NASA Center for Climate Simulation (NCCS) is using Apache Hadoop for high-performance data analytics because the framework optimizes computer clusters and combines distributed storage of large data sets with parallel computation. Glenn Tamkin from NASA team, spoke at ApacheCon Conference last month and shared the details of the platform they built for the climate data analysis with Hadoop.
Scientific data services are a critical aspect of the NCCS group which provides the IT infrastructure for developing and evaluating the next generation climate data analysis capabilities. The team's goal is to provide a test-bed for experimental development of high-performance analytics as well as offer an architectural approach to climate data services.

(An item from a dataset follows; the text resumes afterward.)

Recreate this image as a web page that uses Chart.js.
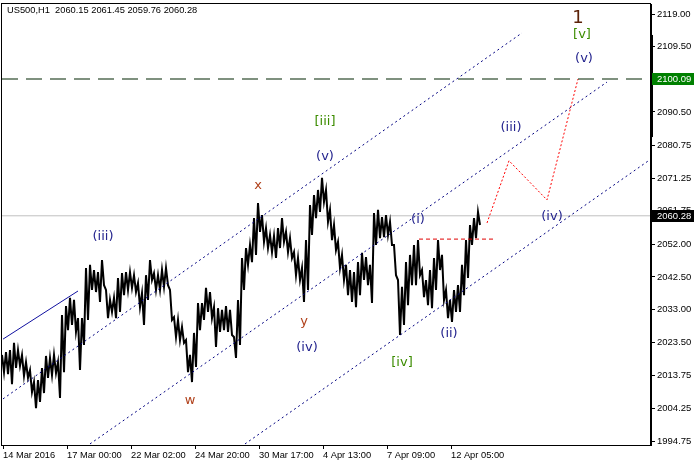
<!DOCTYPE html>
<html>
<head>
<meta charset="utf-8">
<script src="https://cdn.jsdelivr.net/npm/chart.js@4.4.1/dist/chart.umd.min.js"></script>
<style>
  html, body { margin: 0; padding: 0; background: #fff; }
  canvas { display: block; }
</style>
</head>
<body>
<canvas id="chart" width="694" height="466"></canvas>
<script>
// ── DATA ──────────────────────────────────────────────────
// US500 H1, one high/low pair for every 4 hourly bars
const priceHigh = [
  2019.8, 2020.6, 2021.2, 2023.3, 2021.2, 2019.8, 2017.7, 2015.4, 2011.9, 2012.5,
  2016.0, 2019.5, 2018.9, 2019.8, 2017.7, 2031.4, 2034.0, 2036.4, 2035.8, 2030.5,
  2030.5, 2045.1, 2046.0, 2044.5, 2043.9, 2047.4, 2038.7, 2035.8, 2036.4, 2042.2,
  2043.6, 2043.9, 2043.9, 2043.0, 2040.7, 2037.8, 2043.0, 2047.4, 2043.6, 2043.0,
  2044.5, 2045.1, 2038.7, 2030.8, 2030.0, 2027.9, 2024.1, 2019.8, 2026.2, 2034.9,
  2034.9, 2039.3, 2038.1, 2033.7, 2033.4, 2032.9, 2034.0, 2032.9, 2025.0, 2035.8,
  2048.0, 2050.9, 2051.8, 2059.6, 2064.0, 2060.5, 2056.7, 2054.7, 2054.4, 2056.7,
  2059.6, 2055.6, 2053.8, 2049.7, 2048.0, 2045.1, 2053.2, 2063.4, 2066.3, 2067.8,
  2071.3, 2067.8, 2062.0, 2057.6, 2052.7, 2048.9, 2046.0, 2044.5, 2043.9, 2046.8,
  2049.5, 2048.3, 2046.0, 2061.1, 2062.0, 2059.9, 2060.5, 2058.5, 2051.8, 2041.6,
  2039.6, 2046.8, 2048.9, 2051.8, 2053.2, 2044.5, 2041.6, 2044.5, 2048.0, 2053.2,
  2048.9, 2038.7, 2035.8, 2038.7, 2040.1, 2046.0, 2053.2, 2057.6, 2059.6, 2061.4
];
const priceLow = [
  2014.8, 2014.2, 2011.3, 2016.0, 2016.6, 2013.7, 2013.1, 2009.0, 2004.3, 2006.1,
  2008.7, 2013.1, 2013.9, 2014.5, 2007.3, 2014.8, 2027.0, 2028.5, 2026.5, 2015.4,
  2022.7, 2030.0, 2038.7, 2038.1, 2035.2, 2040.1, 2030.5, 2032.3, 2030.5, 2032.3,
  2037.2, 2038.7, 2039.3, 2038.1, 2033.7, 2028.5, 2035.8, 2041.6, 2038.7, 2038.7,
  2039.6, 2040.1, 2030.0, 2025.0, 2024.1, 2023.3, 2014.8, 2011.9, 2016.3, 2027.0,
  2030.0, 2032.3, 2030.5, 2022.1, 2026.5, 2027.0, 2026.5, 2025.6, 2018.9, 2022.7,
  2038.7, 2046.0, 2046.8, 2048.9, 2055.6, 2052.7, 2050.9, 2049.7, 2048.0, 2050.9,
  2052.7, 2049.7, 2048.0, 2043.0, 2041.6, 2035.2, 2038.7, 2054.7, 2059.6, 2061.4,
  2064.3, 2058.5, 2053.2, 2050.3, 2045.1, 2041.6, 2037.2, 2035.2, 2033.7, 2037.2,
  2041.6, 2040.1, 2034.9, 2051.8, 2053.8, 2054.1, 2054.7, 2051.8, 2043.0, 2025.6,
  2028.5, 2034.3, 2040.1, 2040.1, 2043.0, 2036.6, 2034.3, 2033.4, 2038.7, 2044.5,
  2035.8, 2030.5, 2029.4, 2032.3, 2032.3, 2037.2, 2042.2, 2051.8, 2053.8, 2057.6
];
const barsPerColumn = 4;

const xTickBars   = [1, 65, 129, 193, 257, 321, 385, 449];
const xTickLabels = ['14 Mar 2016', '17 Mar 00:00', '22 Mar 02:00', '24 Mar 20:00',
                     '30 Mar 17:00', '4 Apr 13:00', '7 Apr 09:00', '12 Apr 05:00'];
const yTicks = [2119.00, 2109.50, 2100.00, 2090.50, 2080.75, 2071.25, 2061.75,
                2052.00, 2042.50, 2033.00, 2023.50, 2013.75, 2004.25, 1994.75];

const quote = { symbol: 'US500,H1', open: 2060.15, high: 2061.45, low: 2059.76, close: 2060.28 };
const targetLevel = 2100.09;
const scrollTop = 2112.9, scrollBottom = 2083.2;

// channel lines: [startBar, endBar], [startPrice, endPrice]
const channelBars   = [[1, 520], [88, 605], [243, 646]];
const channelPrices = [[2007.0, 2113.5], [1993.9, 2099.2], [1993.9, 2076.2]];
const trendBars   = [1, 76];
const trendPrices = [2024.4, 2038.4];

// projected path and breakout level
const projBars   = [485, 507, 545, 576];
const projPrices = [2058.2, 2076.3, 2064.9, 2100.09];
const breakBars  = [417, 493];
const breakLevel = 2053.5;

// wave counts
const waveLabels = ['1', '[v]', '(v)', '(iii)', '(iv)', '(i)', '(ii)', '[iv]', '[iii]', '(v)', 'x', 'y', '(iv)', 'w', '(iii)'];
const waveBars   = [576, 580, 582, 509, 550, 416, 447, 400, 323, 323, 256, 302, 305, 188, 101];
const wavePrices = [2117.8, 2112.9, 2105.9, 2085.8, 2059.9, 2059.3, 2025.9, 2017.7, 2087.6, 2077.4, 2069.2, 2029.4, 2021.8, 2006.4, 2054.1];
const waveDegree = ['cycle', 'minor', 'minute', 'minute', 'minute', 'minute', 'minute', 'minor', 'minor', 'minute', 'corr', 'corr', 'minute', 'corr', 'minute'];

// ── STYLES ────────────────────────────────────────────────
const waveStyle = {
  cycle:  { font: '18px "DejaVu Sans"', color: '#5c2208' },
  minor:  { font: '13px "DejaVu Sans"', color: '#3c8c00' },
  minute: { font: '13px "DejaVu Sans"', color: '#24248e' },
  corr:   { font: '13px "DejaVu Sans"', color: '#b0401a' }
};
const AXIS_FONT = '"Liberation Sans", Arial, sans-serif';

// ── BUILD DATASETS ────────────────────────────────────────
function pricePath() {
  const pts = [];
  priceHigh.forEach((h, k) => {
    pts.push({ x: k * barsPerColumn, y: h });
    pts.push({ x: k * barsPerColumn + barsPerColumn / 2, y: priceLow[k] });
  });
  return pts;
}

function seg(bars, prices) {
  return bars.map((b, i) => ({ x: b, y: prices[i] }));
}

const lineBase = { pointRadius: 0, borderWidth: 1, tension: 0, fill: false };

const datasets = [
  { ...lineBase, data: pricePath(), borderColor: '#000', borderWidth: 2, order: 5 },
  { ...lineBase, data: [{ x: 0, y: quote.close }, { x: 649, y: quote.close }], borderColor: '#c0c0c0', order: 9 },
  { ...lineBase, data: [{ x: 0, y: targetLevel }, { x: 649, y: targetLevel }], borderColor: '#002400', borderWidth: 1.2, borderDash: [16, 8], order: 1 },
  { ...lineBase, data: seg(trendBars, trendPrices), borderColor: '#1010a0', order: 1 },
  { ...lineBase, data: seg(breakBars, [breakLevel, breakLevel]), borderColor: '#e00000', borderDash: [4, 3], order: 1 },
  { ...lineBase, data: seg(projBars, projPrices), borderColor: '#ff0000', borderDash: [2, 2], order: 1 },
  ...channelBars.map((b, i) => ({
    ...lineBase, data: seg(b, channelPrices[i]), borderColor: '#000080', borderDash: [2, 3], order: 1
  }))
];

// ── DECORATION PLUGIN ─────────────────────────────────────
const terminalDecor = {
  id: 'terminalDecor',
  afterDatasetsDraw(chart) {
    const { ctx, scales: { x, y } } = chart;
    ctx.save();
    ctx.textAlign = 'center';
    ctx.textBaseline = 'middle';
    waveLabels.forEach((t, i) => {
      const st = waveStyle[waveDegree[i]];
      ctx.font = st.font;
      ctx.fillStyle = st.color;
      ctx.fillText(t, x.getPixelForValue(waveBars[i]), y.getPixelForValue(wavePrices[i]));
    });
    ctx.restore();
  },
  afterDraw(chart) {
    const { ctx, chartArea: a, scales: { y } } = chart;
    ctx.save();
    // frame
    ctx.strokeStyle = '#000';
    ctx.lineWidth = 1;
    ctx.strokeRect(a.left - 0.5, a.top - 0.5, a.right - a.left, a.bottom - a.top + 1);
    // title
    ctx.font = '9.3px ' + AXIS_FONT;
    ctx.fillStyle = '#000';
    ctx.textAlign = 'left';
    ctx.textBaseline = 'middle';
    ctx.fillText(`${quote.symbol}  ${quote.open.toFixed(2)} ${quote.high.toFixed(2)} ${quote.low.toFixed(2)} ${quote.close.toFixed(2)}`, 7, 10);
    // scroll marker on price axis
    const st = y.getPixelForValue(scrollTop), sb = y.getPixelForValue(scrollBottom);
    ctx.fillStyle = '#000';
    ctx.fillRect(a.right - 1, st, 3, sb - st);
    // price boxes
    const box = (v, bg) => {
      const py = Math.round(y.getPixelForValue(v));
      ctx.fillStyle = bg;
      ctx.fillRect(a.right + 1, py - 6, 694 - a.right - 1, 12);
      ctx.fillStyle = '#fff';
      ctx.font = '9.5px ' + AXIS_FONT;
      ctx.fillText(v.toFixed(2), a.right + 6, py);
    };
    box(targetLevel, '#008000');
    box(quote.close, '#000');
    ctx.restore();
  }
};

// ── CHART ─────────────────────────────────────────────────
new Chart(document.getElementById('chart').getContext('2d'), {
  type: 'line',
  data: { datasets },
  options: {
    responsive: false,
    animation: false,
    layout: { padding: { left: 2, top: 4, right: 0, bottom: 0 } },
    plugins: { legend: { display: false }, tooltip: { enabled: false } },
    scales: {
      x: {
        type: 'linear', min: 0, max: 649,
        afterBuildTicks: s => { s.ticks = xTickBars.map(v => ({ value: v })); },
        afterFit: s => { s.height = 21; s.paddingLeft = 0; s.paddingRight = 0; },
        grid: { drawOnChartArea: false, tickLength: 4, color: '#000' },
        border: { color: '#000' },
        ticks: {
          align: 'start', autoSkip: false, maxRotation: 0, padding: 1, color: '#000',
          font: { family: AXIS_FONT, size: 9.3 },
          callback: (v, i) => xTickLabels[i]
        }
      },
      y: {
        position: 'right', min: 1993.59, max: 2121.91,
        afterBuildTicks: s => { s.ticks = yTicks.map(v => ({ value: v })); },
        afterFit: s => { s.width = 43; s.paddingTop = 0; s.paddingBottom = 0; },
        grid: { drawOnChartArea: false, tickLength: 4, color: '#000' },
        border: { color: '#000' },
        ticks: {
          autoSkip: false, padding: 2, color: '#000',
          font: { family: AXIS_FONT, size: 9.5 },
          callback: v => v.toFixed(2)
        }
      }
    }
  },
  plugins: [terminalDecor]
});
</script>
</body>
</html>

Hadoop is well known for text-based problems but their datasets and use cases involve binary data so they created custom Java applications to read/write data during the MapReduce process. The solution uses a custom composite key design for fast data access, and also utilizes the Hadoop Bloom filter, a data structure designed to identify rapidly and memory-efficiently whether an element is present. In Hadoop terms, the BloomMapFile can be thought of as an enhanced MapFile because it contains an additional hash table that leverages the existing indexes when seeking data.
The original MapReduce application utilized standard Hadoop Sequence Files. Later they were modified to support three different formats called Sequence, Map, and Bloom. About 30-80% performance increases were observed with the addition of the Bloom filter.
He also discussed the Map Reduce Workflow of the use case. They had three different options to ingest the data into HDFS store:
- Option 1: Put the MERRA data into Hadoop with no changes. This would require the team to write a custom mapper to parse.
- Option 2: Write a custom NetCDF to Hadoop sequencer and keep the files together. This puts indexes into the files so Hadoop can parse by key and maintains the NetCDF metadata for each file.
- Option 3: Write a custom NetCDF to Hadoop sequencer and split the files apart (allows smaller block sizes). But this approach breaks the connection of the NetCDF metadata to the data.
They chose option 2 and used the sequence file format. During sequencing, the data is partitioned by time, so that each record in the sequence file contains the timestamp and name of the parameter (e.g. temperature) as the composite key and the value of the parameter (which could have 1 to 3 spatial dimensions).
Glenn discussed the datasets used in their analytics project. Data products are divided into 25 collections (18 standard and 7 chemistry products). The datasets comprise monthly means files and daily files at six-hour intervals running from 1979 – 2012, resulting in a total data size of about 80 TB. One file per month/day produced with file sizes ranging from 20 MB to 1.5 GB.